The most sensible contribution to the BSkyB affair was made by the former Lord Chancellor, Lord Falconer, who said that such decisions should not rest with ministers, because that made them political. One of Hunt's points yesterday – repeated so often as to suggest it featured in his preparation – was that his decision to refer the BSkyB bid to Ofcom was unpopular with News Corp. Ergo, he implied, he was doing his "quasi-judicial" job.

Fairly or not, whatever awaits Hunt, the perception of bias in the BSkyB bid is likely to stick, even though he heeded legal advice, even though he referred the bid to the regulator, and even though, for quite other reasons, the bid came to nothing.

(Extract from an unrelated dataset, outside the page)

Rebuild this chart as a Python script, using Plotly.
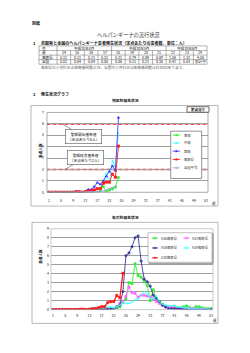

And if his fate is sealed, the taint will extend to Cameron, for pushing what was always a contentious bid in his direction. Trying to distinguish between "sympathetic" and "supportive" to describe Hunt's approach will not really wash.

That the job of a favoured minister is at risk and the fall-out is approaching the threshold of No 10 illustrates how completely the emphasis of the Leveson Inquiry has shifted. In the three weeks that relations between politicians and press have been under the microscope, it is the politicians' almost abject need for the press that has become apparent, far, far more than the press's need for the politicians. In its scrutiny of that relationship in general, and the BSkyB bid in particular, Leveson is doing the sort of inquisitorial job of holding the executive to account that rightly belongs to Parliament.

If there is a lesson to be drawn from this unforeseen twist, it might be that modern Britain would benefit from the sort of separation of legislative and executive power that many other democracies take for granted. Cross-party parliamentary committees are becoming more aggressive, but in a system that presupposes ministers are also MPs, the constitutional checks on their power are not good enough.